### INFORMATION PROVIDED

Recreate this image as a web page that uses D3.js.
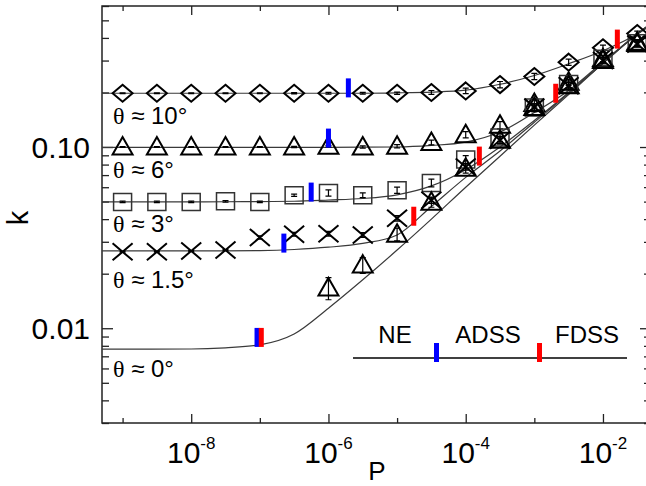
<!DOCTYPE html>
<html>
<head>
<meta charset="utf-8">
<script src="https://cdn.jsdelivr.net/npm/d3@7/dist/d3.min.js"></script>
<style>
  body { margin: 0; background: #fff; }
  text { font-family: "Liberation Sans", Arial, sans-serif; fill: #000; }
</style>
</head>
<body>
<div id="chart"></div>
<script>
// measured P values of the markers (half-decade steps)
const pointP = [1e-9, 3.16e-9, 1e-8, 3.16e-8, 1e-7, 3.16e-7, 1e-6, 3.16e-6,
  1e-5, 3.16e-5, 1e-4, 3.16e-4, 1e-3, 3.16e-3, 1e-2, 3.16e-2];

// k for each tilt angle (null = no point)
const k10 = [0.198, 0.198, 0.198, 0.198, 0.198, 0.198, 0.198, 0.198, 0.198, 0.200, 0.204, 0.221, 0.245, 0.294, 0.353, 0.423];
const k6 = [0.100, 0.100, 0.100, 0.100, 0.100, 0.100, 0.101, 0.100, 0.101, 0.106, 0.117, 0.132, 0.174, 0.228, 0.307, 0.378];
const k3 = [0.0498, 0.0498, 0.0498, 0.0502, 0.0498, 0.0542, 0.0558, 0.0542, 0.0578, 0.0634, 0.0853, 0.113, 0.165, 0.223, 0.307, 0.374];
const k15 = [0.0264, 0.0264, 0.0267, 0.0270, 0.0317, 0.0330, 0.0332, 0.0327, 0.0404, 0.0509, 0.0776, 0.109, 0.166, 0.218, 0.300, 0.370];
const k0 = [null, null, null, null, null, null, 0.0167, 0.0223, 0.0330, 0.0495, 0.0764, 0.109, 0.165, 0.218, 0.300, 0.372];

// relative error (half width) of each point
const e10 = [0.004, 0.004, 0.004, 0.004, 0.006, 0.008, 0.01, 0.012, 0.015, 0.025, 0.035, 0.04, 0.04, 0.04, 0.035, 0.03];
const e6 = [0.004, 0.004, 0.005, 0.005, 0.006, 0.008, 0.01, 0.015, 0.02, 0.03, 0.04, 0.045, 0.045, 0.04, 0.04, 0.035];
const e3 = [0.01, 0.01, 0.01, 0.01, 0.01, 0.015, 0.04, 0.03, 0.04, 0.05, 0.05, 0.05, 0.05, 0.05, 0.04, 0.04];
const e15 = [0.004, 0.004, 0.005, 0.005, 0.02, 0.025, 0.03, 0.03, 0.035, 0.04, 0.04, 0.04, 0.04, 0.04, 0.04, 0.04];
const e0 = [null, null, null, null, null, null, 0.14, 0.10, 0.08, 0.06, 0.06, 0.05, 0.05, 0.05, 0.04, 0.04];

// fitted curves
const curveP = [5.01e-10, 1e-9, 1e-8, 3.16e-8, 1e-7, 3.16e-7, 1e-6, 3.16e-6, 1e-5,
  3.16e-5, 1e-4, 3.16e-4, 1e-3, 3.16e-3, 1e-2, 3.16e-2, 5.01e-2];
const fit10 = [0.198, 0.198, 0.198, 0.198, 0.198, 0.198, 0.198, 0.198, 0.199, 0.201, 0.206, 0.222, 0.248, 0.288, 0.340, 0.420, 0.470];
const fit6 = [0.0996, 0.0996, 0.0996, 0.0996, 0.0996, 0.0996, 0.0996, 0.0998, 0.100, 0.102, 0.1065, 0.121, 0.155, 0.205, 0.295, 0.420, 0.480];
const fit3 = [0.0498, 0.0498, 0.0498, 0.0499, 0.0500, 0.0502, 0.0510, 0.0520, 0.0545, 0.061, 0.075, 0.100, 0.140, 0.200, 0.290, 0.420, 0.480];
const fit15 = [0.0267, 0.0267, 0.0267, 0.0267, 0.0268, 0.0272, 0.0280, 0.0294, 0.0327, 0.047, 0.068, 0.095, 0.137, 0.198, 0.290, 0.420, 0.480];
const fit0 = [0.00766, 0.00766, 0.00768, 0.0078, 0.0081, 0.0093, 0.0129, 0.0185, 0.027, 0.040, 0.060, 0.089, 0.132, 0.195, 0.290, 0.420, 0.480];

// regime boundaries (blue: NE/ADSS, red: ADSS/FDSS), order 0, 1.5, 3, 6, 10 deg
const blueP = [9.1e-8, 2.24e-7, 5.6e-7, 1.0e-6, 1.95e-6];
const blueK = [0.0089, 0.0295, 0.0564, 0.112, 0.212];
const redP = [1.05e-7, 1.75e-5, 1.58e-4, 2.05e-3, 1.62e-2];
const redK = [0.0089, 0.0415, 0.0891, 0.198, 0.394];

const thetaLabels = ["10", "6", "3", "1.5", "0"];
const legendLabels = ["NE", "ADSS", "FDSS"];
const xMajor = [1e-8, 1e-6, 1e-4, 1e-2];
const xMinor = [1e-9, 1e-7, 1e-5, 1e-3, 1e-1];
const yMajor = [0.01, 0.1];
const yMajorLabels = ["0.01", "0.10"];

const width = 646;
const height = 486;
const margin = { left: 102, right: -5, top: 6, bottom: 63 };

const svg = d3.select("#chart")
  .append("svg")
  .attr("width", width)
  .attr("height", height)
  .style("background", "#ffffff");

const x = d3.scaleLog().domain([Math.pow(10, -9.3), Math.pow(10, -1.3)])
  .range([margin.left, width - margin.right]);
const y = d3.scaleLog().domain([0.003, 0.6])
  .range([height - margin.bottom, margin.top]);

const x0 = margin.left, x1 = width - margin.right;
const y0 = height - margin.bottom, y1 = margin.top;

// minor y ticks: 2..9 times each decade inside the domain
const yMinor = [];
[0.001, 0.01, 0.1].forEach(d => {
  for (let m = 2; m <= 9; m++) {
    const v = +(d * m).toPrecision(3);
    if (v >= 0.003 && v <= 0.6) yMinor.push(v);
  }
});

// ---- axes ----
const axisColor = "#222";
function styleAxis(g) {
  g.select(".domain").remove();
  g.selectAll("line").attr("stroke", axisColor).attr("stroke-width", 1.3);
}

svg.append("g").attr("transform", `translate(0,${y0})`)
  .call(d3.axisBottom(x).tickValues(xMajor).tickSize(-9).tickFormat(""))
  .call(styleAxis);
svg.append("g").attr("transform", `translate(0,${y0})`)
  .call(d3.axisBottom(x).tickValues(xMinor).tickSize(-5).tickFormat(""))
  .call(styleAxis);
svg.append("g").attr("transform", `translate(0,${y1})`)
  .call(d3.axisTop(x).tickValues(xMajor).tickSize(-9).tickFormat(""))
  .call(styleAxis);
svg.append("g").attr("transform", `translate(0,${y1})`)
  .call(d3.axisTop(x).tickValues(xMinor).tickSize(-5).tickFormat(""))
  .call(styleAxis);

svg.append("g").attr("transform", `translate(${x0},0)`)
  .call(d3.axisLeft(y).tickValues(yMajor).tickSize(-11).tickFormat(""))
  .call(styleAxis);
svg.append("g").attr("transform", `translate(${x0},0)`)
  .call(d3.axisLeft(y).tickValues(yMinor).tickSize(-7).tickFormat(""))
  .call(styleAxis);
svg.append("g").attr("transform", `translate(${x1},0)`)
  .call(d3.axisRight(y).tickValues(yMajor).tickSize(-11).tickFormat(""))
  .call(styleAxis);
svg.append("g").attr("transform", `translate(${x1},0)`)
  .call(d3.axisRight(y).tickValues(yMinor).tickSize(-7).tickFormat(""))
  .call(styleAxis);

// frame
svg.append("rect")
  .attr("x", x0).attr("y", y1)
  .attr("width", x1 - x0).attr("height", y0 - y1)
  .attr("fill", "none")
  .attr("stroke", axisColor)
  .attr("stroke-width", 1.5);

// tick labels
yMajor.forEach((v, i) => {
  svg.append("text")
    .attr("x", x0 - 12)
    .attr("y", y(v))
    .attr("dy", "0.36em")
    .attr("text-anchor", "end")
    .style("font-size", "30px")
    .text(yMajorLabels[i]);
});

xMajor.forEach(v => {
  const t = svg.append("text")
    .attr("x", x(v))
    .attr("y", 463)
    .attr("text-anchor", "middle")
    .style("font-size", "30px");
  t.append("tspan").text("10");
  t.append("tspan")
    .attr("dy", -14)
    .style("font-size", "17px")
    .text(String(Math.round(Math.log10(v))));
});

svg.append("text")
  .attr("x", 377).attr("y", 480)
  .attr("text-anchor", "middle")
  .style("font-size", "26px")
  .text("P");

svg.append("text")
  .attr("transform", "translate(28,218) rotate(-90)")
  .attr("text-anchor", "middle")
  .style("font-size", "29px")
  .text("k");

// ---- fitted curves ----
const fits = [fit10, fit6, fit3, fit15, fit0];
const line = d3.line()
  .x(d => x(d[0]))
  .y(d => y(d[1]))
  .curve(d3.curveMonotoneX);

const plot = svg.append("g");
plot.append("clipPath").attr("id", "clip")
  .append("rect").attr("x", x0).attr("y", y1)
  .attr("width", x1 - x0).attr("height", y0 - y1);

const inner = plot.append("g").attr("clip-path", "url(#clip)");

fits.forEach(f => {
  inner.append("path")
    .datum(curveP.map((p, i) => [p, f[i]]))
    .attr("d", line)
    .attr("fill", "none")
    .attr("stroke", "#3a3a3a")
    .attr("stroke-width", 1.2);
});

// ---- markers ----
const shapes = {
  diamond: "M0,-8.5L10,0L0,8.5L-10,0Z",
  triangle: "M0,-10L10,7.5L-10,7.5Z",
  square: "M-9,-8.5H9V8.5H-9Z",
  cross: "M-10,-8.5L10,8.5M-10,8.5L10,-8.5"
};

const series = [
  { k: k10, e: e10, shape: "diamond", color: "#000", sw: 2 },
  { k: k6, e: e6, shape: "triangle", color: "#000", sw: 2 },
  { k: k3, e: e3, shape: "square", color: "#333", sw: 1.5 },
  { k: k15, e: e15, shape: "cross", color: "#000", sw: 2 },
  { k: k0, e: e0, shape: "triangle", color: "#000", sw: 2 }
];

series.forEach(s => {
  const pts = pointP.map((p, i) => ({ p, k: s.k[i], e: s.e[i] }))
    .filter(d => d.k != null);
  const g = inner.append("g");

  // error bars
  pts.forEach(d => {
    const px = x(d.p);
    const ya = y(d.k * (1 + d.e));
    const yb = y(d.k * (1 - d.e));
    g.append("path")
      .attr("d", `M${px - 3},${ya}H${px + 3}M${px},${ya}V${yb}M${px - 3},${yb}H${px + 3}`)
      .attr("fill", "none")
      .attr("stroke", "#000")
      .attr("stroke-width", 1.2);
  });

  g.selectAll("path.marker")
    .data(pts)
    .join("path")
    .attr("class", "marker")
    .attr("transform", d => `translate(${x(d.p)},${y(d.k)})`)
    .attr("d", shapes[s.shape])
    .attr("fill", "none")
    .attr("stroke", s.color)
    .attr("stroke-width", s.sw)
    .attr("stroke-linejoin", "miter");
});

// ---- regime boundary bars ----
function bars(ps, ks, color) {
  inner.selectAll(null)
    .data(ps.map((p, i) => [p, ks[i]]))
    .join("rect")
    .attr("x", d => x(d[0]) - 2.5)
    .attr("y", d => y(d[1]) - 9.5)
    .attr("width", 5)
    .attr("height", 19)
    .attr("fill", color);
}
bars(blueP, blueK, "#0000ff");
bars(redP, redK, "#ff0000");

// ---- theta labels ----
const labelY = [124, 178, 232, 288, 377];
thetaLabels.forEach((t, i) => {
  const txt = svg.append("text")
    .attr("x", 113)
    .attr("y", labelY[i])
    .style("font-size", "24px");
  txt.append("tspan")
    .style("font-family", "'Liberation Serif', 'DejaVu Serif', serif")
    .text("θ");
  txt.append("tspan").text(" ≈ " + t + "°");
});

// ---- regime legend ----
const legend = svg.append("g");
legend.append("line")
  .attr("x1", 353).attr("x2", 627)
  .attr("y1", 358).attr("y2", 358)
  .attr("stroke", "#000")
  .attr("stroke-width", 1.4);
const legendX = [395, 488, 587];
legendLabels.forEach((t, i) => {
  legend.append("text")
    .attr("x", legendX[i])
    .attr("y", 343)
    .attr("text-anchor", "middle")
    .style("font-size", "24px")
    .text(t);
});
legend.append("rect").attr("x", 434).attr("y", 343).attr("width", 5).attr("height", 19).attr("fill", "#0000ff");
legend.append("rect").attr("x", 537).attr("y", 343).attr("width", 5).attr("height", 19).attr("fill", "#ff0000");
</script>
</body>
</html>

### PROBLEM TO WORK ON
Please repeat exactly the data above from its first line to the line that contains "1e-5, 3.16e-5, 1e-4, 3.16e-4, 1e-3, 3.16e-3, 1e-2, 3.16e-2];", inclusive, and leave every picture out.

### EXERCISE RESPONSE
Recreate this image as a web page that uses D3.js.
<!DOCTYPE html>
<html>
<head>
<meta charset="utf-8">
<script src="https://cdn.jsdelivr.net/npm/d3@7/dist/d3.min.js"></script>
<style>
  body { margin: 0; background: #fff; }
  text { font-family: "Liberation Sans", Arial, sans-serif; fill: #000; }
</style>
</head>
<body>
<div id="chart"></div>
<script>
// measured P values of the markers (half-decade steps)
const pointP = [1e-9, 3.16e-9, 1e-8, 3.16e-8, 1e-7, 3.16e-7, 1e-6, 3.16e-6,
  1e-5, 3.16e-5, 1e-4, 3.16e-4, 1e-3, 3.16e-3, 1e-2, 3.16e-2];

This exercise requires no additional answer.